We were snuggled on the couch; two people suspended in a happy-quicksand moment of beer and live music, and shared company.
I was soaking in your warmth, the solid feeling of your body so close to mine, the acceptance that comes along with being familiarly close with someone I appreciate and who I believe appreciates me.
It was a moment of peace.
A moment of being absolutely 100% in the present...and happy.
We have a history, but it is left mostly untouched.
There's no reliving the moment, only tentative comments from both us every now and then.
As if we're asking each other, "Did that really happen? Did we really do that?"
And the answer is yes.
But, we don't explore much past the affirmative.
We journey forward in a friendly manner.
Supporting each other as best we can from our different places in life.
It's a kind caring; a mutual kind of encouragement for each other.
A very human love.
------
"Aw, you guys are so cute together."
She was loud, brash...and drunk.
She invaded our space with her assumption, with her challenge.

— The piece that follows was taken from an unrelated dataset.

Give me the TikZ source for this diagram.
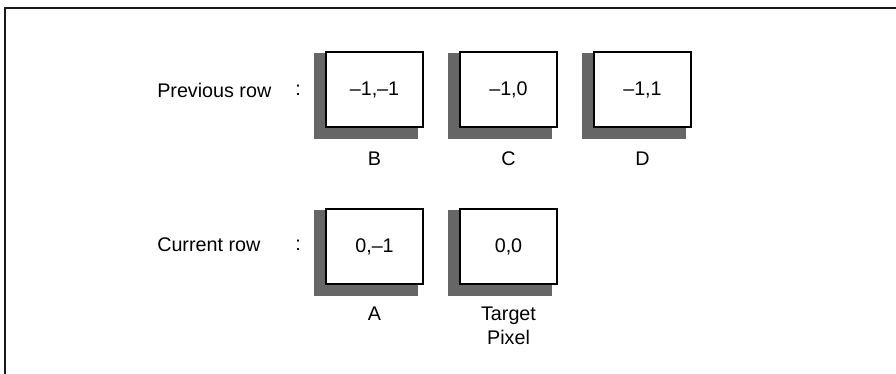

"Um, we're not actually together."
Maybe, that's not what I should have said.
She became angry, almost insulted that I had denied such an obvious fact.
"What do you mean you're not together?! Why not? I can tell that you like him."
I didn't realize that my "we're not together" could be translated into "I don't like him." I reminded myself she was drunk. I reminded myself that it didn't matter what she thought.
"You're a fucking coward."
Oh. Well. That is true on so many levels, but I decided it wasn't really prudent to start down that path of conversation with a drunk woman who just seemed to want the fairy tale to make sense in her head.
I couldn't blame her for that.
We all want the fairy tale to make sense in our heads.
------
Unfortunately, reality isn't the fairy tale we want for our lives.
It doesn't really give us the neatly tied package of happily ever after. It gives us struggle after struggle to battle, to do our best to overcome.
Our happily ever after, should we choose to accept it, is an endless process of fight-and-win.
And tonight, I wasn't fighting. Nor was I winning.
I was sitting in a non-moment, in a time-out.
I was "just being" on the couch close to you.
And it seems, my reality was calling me out...again.